Monday, March 6, 2017

BATFLECK: STARRING JOAQUIN PHOENIX as JOAQUIN PHOENIX



As another Lame Cherry exclusive in matter anti matter.

When last we left you, the Lame Cherry does not have time to sit around drunk waiting for some people to finish Batman movies which have destroyed the franchise. No, the Lame Cherry after creating the Bat Salvation in a Batacular Production has produced another release, this time it is BATFLECK Starring Joaquin Phoenix as Joaquin Phoenix is the greatest actor ever.
I mean like before there was time or ever, there were people standing around without time, who said, Joaquin Phoenix is the best now, but you just wait until God invents time, that is how great Joaquin Phoenix is.

Cameras roll.........

It opens with Ben Affleck playing with his lego and Alfred changing fuses as Batman Ben keeps sticking his lego into electrical outlets.

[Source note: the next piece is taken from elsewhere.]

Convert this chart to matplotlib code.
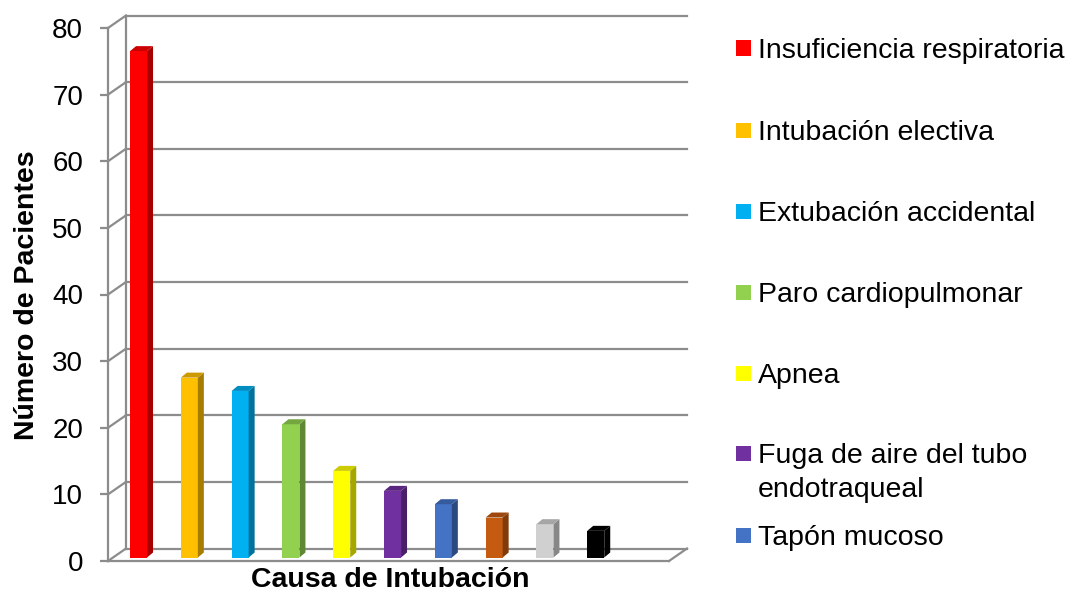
import matplotlib.pyplot as plt
from matplotlib.patches import Polygon, Rectangle
from matplotlib.colors import to_rgb

plt.rcParams['font.family'] = ['Liberation Sans', 'DejaVu Sans']

# Datos
causas = ['Insuficiencia respiratoria', 'Intubación electiva',
          'Extubación accidental', 'Paro cardiopulmonar', 'Apnea',
          'Fuga de aire del tubo\nendotraqueal', 'Tapón mucoso']
pacientes = [76, 27, 25, 20, 13, 10, 8, 6, 5, 4]
colores = ['#FF0000', '#FFC000', '#00B0F0', '#92D050', '#FFFF00',
           '#7030A0', '#4472C4', '#C55A11', '#D0D0D0', '#000000']
ticks_y = [0, 10, 20, 30, 40, 50, 60, 70, 80]


def darker(c, f=0.65):
    r, g, b = to_rgb(c)
    return (r * f, g * f, b * f)


W, H = 1077, 595
fig = plt.figure(figsize=(W / 100, H / 100), dpi=100)

# pixel geometry -> data scale
px_cat = 50.8          # pixels per category
px_val = 6.6625        # pixels per unit
x0_px = 133.5          # centre of first bar slot on the front plane
y0_px = 561            # value 0 on the front plane
ax_l, ax_r, ax_t, ax_b = 100, 700, 5, 585
ax = fig.add_axes([ax_l / W, 1 - ax_b / H, (ax_r - ax_l) / W, (ax_b - ax_t) / H])
ax.set_xlim((ax_l - x0_px) / px_cat, (ax_r - x0_px) / px_cat)
ax.set_ylim((y0_px - ax_b) / px_val, (y0_px - ax_t) / px_val)
ax.axis('off')

grid_c = '#8C8C8C'
lw = 1.6
# wall/floor depth
dx = 18 / px_cat
dy = 12.5 / px_val
xf_l = (108 - x0_px) / px_cat
xf_r = (669 - x0_px) / px_cat

# front value axis and ticks
ax.plot([xf_l, xf_l], [0, ticks_y[-1]], color=grid_c, lw=lw, zorder=1)
for t in ticks_y:
    ax.plot([xf_l - 8 / px_cat, xf_l], [t, t], color=grid_c, lw=lw, zorder=1)
    ax.plot([xf_l, xf_l + dx], [t, t + dy], color=grid_c, lw=lw, zorder=1)
    ax.plot([xf_l + dx, xf_r + dx], [t + dy, t + dy], color=grid_c, lw=lw, zorder=1)
    ax.text(xf_l - 25 / px_cat, t, str(t), ha='right', va='center_baseline', fontsize=20)
# left wall back edge
ax.plot([xf_l + dx, xf_l + dx], [dy, ticks_y[-1] + dy], color=grid_c, lw=lw, zorder=1)
# floor front edge and right edge
ax.plot([xf_l, xf_r], [0, 0], color=grid_c, lw=lw, zorder=1)
ax.plot([xf_r, xf_r + dx], [0, dy], color=grid_c, lw=lw, zorder=1)

# 3D-looking bars
bw = 17 / px_cat
bdx = 6 / px_cat
bdy = 5 / px_val
f = 0.28
for i, (v, c) in enumerate(zip(pacientes, colores)):
    xl = i - bw / 2 + f * dx
    yb = f * dy
    xr = xl + bw
    yt = yb + v
    ax.add_patch(Rectangle((xl, yb), bw, v, facecolor=c, edgecolor='none', zorder=3))
    ax.add_patch(Polygon([(xr, yb), (xr + bdx, yb + bdy), (xr + bdx, yt + bdy), (xr, yt)],
                         closed=True, facecolor=darker(c), edgecolor='none', zorder=3))
    ax.add_patch(Polygon([(xl, yt), (xl + bdx, yt + bdy), (xr + bdx, yt + bdy), (xr, yt)],
                         closed=True, facecolor=darker(c, 0.8), edgecolor='none', zorder=3))

fig.text(27 / W, 1 - 295 / H, 'Número de Pacientes', rotation=90, ha='center',
         va='center', fontsize=20.5, fontweight='bold')
fig.text(390 / W, 1 - 580 / H, 'Causa de Intubación', ha='center', va='center',
         fontsize=20.5, fontweight='bold')

# legend (only the entries that are visible)
leg_y = [48, 130, 211, 292, 373, 453, 535]
for lab, c, yy in zip(causas, colores, leg_y):
    fig.add_artist(Rectangle((736 / W, 1 - (yy + 7.5) / H), 15 / W, 15 / H,
                             facecolor=c, edgecolor='none', transform=fig.transFigure))
    fig.text(758 / W, 1 - (yy - 10) / H, lab, ha='left', va='top', fontsize=20.5,
             linespacing=1.4)

fig.savefig('out.png', dpi=100)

It becomes a crime spree where Ashley Judd, playing Hillary Clinton gets hacked, and nasty things come menstruating out of her hard drive, and Commissioner Gordon places a phone call to President Trump, who gives the Joaquin Signal in the sky, and there appears our hero, Joaquin Phoenix, the greatest actor before time and after.

http://cdn.inquisitr.com/wp-content/uploads/2017/01/Ashley-Judd-Clinton.jpg


Mr. Phoenix tells the Commissioner that that he can save Gotham and the world from black outs, and embarks on the task of lighting up Gotham City and saving the Batman franchise.

Scene shift, Batben has scaled the Empire Nuclear State Building and is about to stick his lego into the power slot, when Joaquin Phoenix power dives out of his zero gravity fighter in a 5 mile dive before he pulls the chute, fighting off McCain and Obama terrorists as he dives, and firmly plants his feet on the Empire smokestack, where Batben tries to get Ashley Judd to do the nasty tampon, but Joaquin hoses her down and whips it out and bitch slaps Batben off his towering inferno.

http://static.thesuperficial.com/uploads/2009/04/0413_rosie_odonnell_boat_06-675x900.jpg.
 


Batben falls to his death, 27 times over the next 20 minutes of Sam Peckinpah cutting, as Uwe Boll or whatever his name is peeps into windows on the way down of the smokestack showing lesbians in various positions of swearing off Lezbo sex after seeing photos of Rosie O'Donnell.

As Batben falls, Joaquin Phoenix pulls out of his batchute, Casey Affleck, who in this movie is Wayne to Ben's Bruce and announces to save Batman, Joaquin will perform the first interaffleck transplant, whereby he pulls out his Swiss Army Knife, saws dead Batben in half and saws live Casey Wayne in half and produces two Afflecks to star in the next movie:

Wayne Bruce VS Bruce Wayne

Starring of course Joaquin Phonenix.




It is only by this measure of joining the Obama talented Casey Affleck who got an Oscar for showing up, to his absolutely no talent brother who got Batman movies for making bad Jimmy Carter liberal movies, can the Batman franchise be saved, by the real star, Joaquin Phoenix, the greatest actor before time and after.